--- RAW RECORDS ---

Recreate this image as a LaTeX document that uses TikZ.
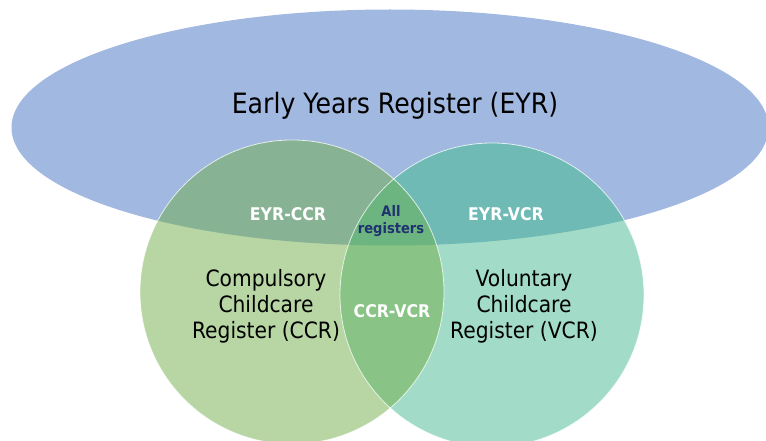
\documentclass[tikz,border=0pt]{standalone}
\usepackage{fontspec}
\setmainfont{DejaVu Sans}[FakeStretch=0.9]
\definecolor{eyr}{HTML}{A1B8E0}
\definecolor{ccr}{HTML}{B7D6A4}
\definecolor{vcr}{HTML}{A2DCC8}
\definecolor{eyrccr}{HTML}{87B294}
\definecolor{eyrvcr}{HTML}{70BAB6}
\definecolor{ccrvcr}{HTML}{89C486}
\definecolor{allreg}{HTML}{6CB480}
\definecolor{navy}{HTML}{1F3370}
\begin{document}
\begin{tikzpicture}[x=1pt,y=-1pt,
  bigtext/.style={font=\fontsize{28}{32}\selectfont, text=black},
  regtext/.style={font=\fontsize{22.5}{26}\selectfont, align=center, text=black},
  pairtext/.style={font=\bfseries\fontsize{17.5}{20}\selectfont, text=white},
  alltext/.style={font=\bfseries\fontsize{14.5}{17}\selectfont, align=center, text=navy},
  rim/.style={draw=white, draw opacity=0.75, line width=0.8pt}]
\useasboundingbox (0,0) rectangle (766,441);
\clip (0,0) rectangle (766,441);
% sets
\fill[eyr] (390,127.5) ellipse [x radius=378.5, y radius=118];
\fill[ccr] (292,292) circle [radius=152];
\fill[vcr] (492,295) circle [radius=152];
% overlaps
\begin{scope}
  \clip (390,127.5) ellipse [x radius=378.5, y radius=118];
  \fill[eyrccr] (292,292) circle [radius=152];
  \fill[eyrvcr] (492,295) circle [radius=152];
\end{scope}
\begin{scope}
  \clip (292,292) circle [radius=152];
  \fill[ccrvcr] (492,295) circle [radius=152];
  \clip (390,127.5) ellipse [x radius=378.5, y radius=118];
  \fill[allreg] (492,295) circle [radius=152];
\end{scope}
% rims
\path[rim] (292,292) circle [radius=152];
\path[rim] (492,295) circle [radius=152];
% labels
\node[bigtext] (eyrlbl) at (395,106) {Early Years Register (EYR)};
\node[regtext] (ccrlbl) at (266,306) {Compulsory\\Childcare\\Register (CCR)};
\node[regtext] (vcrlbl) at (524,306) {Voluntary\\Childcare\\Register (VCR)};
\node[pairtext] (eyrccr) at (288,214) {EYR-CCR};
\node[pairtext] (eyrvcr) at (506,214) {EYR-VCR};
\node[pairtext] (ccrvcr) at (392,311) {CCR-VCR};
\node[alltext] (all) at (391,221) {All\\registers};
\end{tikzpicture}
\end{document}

---
--- RAW RECORDS ---

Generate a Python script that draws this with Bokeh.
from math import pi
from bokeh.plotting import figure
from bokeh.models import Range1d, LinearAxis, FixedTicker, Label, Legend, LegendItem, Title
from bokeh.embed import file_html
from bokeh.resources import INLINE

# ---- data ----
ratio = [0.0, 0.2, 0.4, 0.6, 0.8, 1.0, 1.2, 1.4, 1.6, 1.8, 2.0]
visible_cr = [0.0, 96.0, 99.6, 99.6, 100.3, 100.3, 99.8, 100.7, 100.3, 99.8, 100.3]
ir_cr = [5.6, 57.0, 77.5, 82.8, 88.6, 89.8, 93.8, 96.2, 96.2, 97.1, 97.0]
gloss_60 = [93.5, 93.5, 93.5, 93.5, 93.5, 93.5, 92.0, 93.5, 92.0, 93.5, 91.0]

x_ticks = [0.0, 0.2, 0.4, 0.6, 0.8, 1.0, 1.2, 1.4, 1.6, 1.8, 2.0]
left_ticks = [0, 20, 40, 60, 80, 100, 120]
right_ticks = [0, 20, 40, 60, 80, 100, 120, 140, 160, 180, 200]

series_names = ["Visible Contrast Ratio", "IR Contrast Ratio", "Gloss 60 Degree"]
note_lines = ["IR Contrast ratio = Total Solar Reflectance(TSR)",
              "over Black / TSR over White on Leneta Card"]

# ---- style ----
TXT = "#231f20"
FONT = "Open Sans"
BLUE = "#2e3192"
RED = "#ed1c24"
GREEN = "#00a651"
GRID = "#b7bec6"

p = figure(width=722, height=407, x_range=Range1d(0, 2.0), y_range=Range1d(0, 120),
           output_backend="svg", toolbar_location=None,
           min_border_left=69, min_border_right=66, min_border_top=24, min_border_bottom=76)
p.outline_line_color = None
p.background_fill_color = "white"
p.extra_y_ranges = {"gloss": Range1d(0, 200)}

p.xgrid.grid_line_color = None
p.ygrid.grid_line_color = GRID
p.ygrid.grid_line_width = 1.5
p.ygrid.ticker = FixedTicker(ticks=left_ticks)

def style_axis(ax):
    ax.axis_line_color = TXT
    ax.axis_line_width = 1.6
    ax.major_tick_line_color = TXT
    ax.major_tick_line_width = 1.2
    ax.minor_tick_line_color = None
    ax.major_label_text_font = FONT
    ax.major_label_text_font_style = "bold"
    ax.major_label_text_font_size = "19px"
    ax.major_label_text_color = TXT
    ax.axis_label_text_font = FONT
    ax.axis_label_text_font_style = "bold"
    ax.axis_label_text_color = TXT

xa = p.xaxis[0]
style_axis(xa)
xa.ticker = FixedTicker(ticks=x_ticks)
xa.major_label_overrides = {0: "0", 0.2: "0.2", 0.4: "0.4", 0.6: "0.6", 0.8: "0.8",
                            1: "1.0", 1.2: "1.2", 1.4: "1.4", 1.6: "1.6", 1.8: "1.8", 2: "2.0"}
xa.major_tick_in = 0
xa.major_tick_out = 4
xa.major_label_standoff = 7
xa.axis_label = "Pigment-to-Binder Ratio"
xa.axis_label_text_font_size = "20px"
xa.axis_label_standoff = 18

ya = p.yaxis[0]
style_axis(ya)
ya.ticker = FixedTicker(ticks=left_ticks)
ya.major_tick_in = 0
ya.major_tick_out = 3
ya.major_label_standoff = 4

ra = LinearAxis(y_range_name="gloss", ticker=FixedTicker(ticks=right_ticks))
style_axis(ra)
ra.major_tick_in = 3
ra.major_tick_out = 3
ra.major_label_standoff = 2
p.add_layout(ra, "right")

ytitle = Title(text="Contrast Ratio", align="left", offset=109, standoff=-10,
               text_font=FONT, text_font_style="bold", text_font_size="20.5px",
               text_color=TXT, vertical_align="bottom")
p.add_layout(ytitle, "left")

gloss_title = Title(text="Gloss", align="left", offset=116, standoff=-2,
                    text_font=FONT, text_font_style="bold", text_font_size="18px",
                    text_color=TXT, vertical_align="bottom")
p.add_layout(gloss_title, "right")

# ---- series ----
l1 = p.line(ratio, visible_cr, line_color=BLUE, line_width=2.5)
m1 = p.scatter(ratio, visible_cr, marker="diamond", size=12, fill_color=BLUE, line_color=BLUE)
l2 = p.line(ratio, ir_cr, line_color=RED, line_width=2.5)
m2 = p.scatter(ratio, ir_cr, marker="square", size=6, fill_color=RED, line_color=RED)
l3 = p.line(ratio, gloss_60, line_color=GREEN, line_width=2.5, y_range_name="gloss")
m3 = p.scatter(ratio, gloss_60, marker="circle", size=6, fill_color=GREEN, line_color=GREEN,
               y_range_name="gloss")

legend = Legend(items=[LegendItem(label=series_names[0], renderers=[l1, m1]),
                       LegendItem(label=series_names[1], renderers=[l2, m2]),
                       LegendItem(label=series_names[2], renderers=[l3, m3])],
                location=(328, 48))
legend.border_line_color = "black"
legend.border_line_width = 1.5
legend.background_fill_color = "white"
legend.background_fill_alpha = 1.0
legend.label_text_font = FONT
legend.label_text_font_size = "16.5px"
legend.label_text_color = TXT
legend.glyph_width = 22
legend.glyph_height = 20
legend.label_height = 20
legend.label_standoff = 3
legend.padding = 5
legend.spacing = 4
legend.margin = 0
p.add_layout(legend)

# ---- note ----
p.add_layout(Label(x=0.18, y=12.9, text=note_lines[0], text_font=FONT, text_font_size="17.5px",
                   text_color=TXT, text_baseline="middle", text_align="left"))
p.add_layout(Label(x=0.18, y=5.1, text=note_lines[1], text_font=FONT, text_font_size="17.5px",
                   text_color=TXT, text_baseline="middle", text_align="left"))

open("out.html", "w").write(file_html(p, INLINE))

---

» **PROBLEM DESCRIPTION**: Collect each line containing the string "this".

» **OUTPUT BELOW**:
Recreate this image as a LaTeX document that uses TikZ.
Generate a Python script that draws this with Bokeh.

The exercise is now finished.